Rozmowy dużego formatu

AAAAABY przeczytać coś mądrego, gorąco polecam rozmowę Doroty Wodeckiej z Eustachym Rylskim w dzisiejszym Dużym Formacie („GW”, 7 X 2010).

Znakomity pisarz i dramaturg, któremu nie sposób odmówić niezależności lub patriotyzmu, a konserwatyści i prawica uznawali dotychczas za swojego, daje przenikliwą analizę osoby Jarosława Kaczyńskiego oraz PiS. Oto wybrane cytaty:

• „Pompowanie narodowym mistycyzmem, jakąś tania transcendencją, bardzo bolesnej kraksy komunikacyjnej, wynikającej z kompleksów, frustracji, nonszalancji, braku wyobraźni, podwórkowej brawury i podręcznikowej wręcz niekompetencji, jest nonsensem.
• Jarosław Kaczyński? Interesująca postać, nawet literacko, teraz po stracie brata i władzy. Z ciekawością przypatruję się jego niemej twarzy i temu, mam wrażenie, wyobcowaniu z doczesności. On już nie zabiega o władzę ani żaden rząd dusz, jego do czynu pcha już tylko odwet, nie tylko na Platformie, której nie cierpi, nie tylko na Komorowskim, Tusku i Sikorskim, których obwinia za śmierć brata, ale i na tej części narodu, która się na nim nie poznała, nie doceniła, która go zawiodła.
• On jest teraz głodny czegoś spektakularnego, co przynajmniej na chwilę przywróciłoby mu wiarę w sens jego istnienia, nie tylko w polityce, ale i w życiu. Mam wrażenie, że Kaczyński jest w tej chwili człowiekiem, który poszedłby na każde rozwiązanie w Polsce, nawet najdrastyczniejsze, i lepiej tego nie rozwijać.
• Kierują nim urojenia, a nie rzeczywistość. Nie powiodło im się w związku z tym w niczym. Trudno znaleźć cos, czego by nie spieprzyli. Budzili w wielu Polakach najgorsze obawy.
• (Odwołują się) Do tych, którym po to, by spać, trawić, uprawiać seks, bawić się i pracować, potrzebna jest nienawiść. I do tych, którzy uważają, że otrzymali od życia mniej niż im się należało, a prezes i jego partia ich w tym konsekwentnie utwierdzają. Dlatego klientela PiS, lub tych, którzy przejmą ich aktywa, jest wieczna, bo zazdrość i nienawiść to dwie wieczne ludzkie namiętności.
• Robienie z wyprawy smoleńskiej legendy jest nadużyciem. (…) Tu mieliśmy raczej manię wielkości, chęć pokazania, kto jest najważniejszy w państwie, z kim przylatuje do Rosji prawdziwa Polska ze swoimi marszałkami, generałami, senatorami, posłami, biskupami, ze swoją elitą. Przekonania, że nad inne narody windują nas nasze nieszczęścia, nie rozumiem”.
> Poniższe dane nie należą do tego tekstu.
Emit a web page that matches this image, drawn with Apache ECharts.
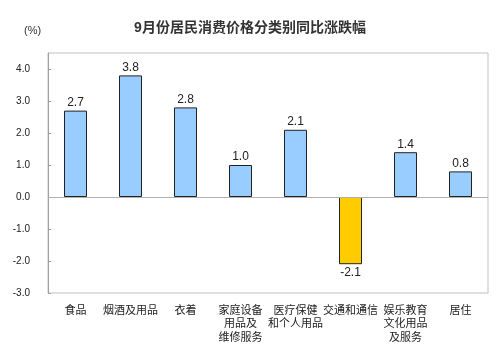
<!DOCTYPE html>
<html>
<head>
<meta charset="utf-8">
<script src="https://cdn.jsdelivr.net/npm/echarts@6/dist/echarts.min.js"></script>
<style>html,body{margin:0;padding:0;background:#fff}#c{width:500px;height:358px}</style>
</head>
<body>
<div id="c"></div>
<script>
var titleText = '9月份居民消费价格分类别同比涨跌幅';
var unitText = '(%)';
var categories = ['食品', '烟酒及用品', '衣着', '家庭设备\n用品及\n维修服务', '医疗保健\n和个人用品', '交通和通信', '娱乐教育\n文化用品\n及服务', '居住'];
var values = [2.7, 3.8, 2.8, 1.0, 2.1, -2.1, 1.4, 0.8];
var yTicks = [-3, -2, -1, 0, 1, 2, 3, 4];

var FONT = 'Arial, "Liberation Sans", "Noto Sans CJK SC", sans-serif';
var chart = echarts.init(document.getElementById('c'), null, {renderer: 'canvas'});
chart.setOption({
  animation: false,
  backgroundColor: '#fff',
  title: [{
    text: titleText, left: 'center', top: 16,
    textStyle: {fontSize: 14, fontWeight: 'bold', color: '#333', fontFamily: FONT}
  }, {
    text: unitText, left: 19, top: 20,
    textStyle: {fontSize: 11, fontWeight: 'normal', color: '#333', fontFamily: FONT}
  }],
  grid: {left: 48, right: 12, top: 53, bottom: 65, show: true, borderColor: '#c0c0c0', borderWidth: 1},
  xAxis: {
    type: 'category', data: categories,
    axisLine: {show: false, onZero: false},
    axisTick: {show: false},
    axisLabel: {interval: 0, margin: 11, fontSize: 11, color: '#222', lineHeight: 13.5, fontFamily: FONT}
  },
  yAxis: {
    type: 'value', min: -3, max: 4.5, interval: 1,
    splitLine: {show: false},
    axisLine: {show: true, lineStyle: {color: '#a0a0a0'}},
    axisTick: {show: true, inside: true, length: 3, lineStyle: {color: '#a0a0a0'}, customValues: yTicks},
    axisLabel: {customValues: yTicks, margin: 18, fontSize: 10, color: '#222', fontFamily: FONT,
      formatter: function (v) { return v.toFixed(1); }}
  },
  series: [{
    type: 'bar', barWidth: 23,
    data: values.map(function (v) {
      return {value: v, itemStyle: {color: v < 0 ? '#FFCC00' : '#99CCFF', borderColor: '#222', borderWidth: 1},
        label: {position: v < 0 ? 'bottom' : 'top'}};
    }),
    label: {show: true, distance: 2, fontSize: 12, color: '#222', fontFamily: FONT,
      formatter: function (p) { return p.value.toFixed(1); }},
    markLine: {
      silent: true, symbol: 'none', label: {show: false},
      lineStyle: {color: '#b0b0b0', width: 1, type: 'solid'},
      data: [{yAxis: 0}]
    }
  }]
});
</script>
</body>
</html>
Ta rozmowa, plus niedawna wypowiedź generała Zbigniewa Ścibora-Rylskiego, prezesa Związku Powstańców Warszawskich, który przeprosił warszawiaków za cierpienia i nieszczęścia, jakie sprowadziło Powstanie, dodaje otuchy, utwierdza w przekonaniu, że jednak nie wszyscy są otumanieni, że są jeszcze ludzie rozsądni, a rozum i prawda zwyciężą.
Można mieć za złe, że generał przeprosił tak późno, po tylu latach, a pisarz mówi z pewnym odcieniem ironii o elicie, jaka zabrał ze sobą prezydent do Smoleńska, ale w niczym nie umniejsza to wagi obu wypowiedzi. Uchylam kapelusza.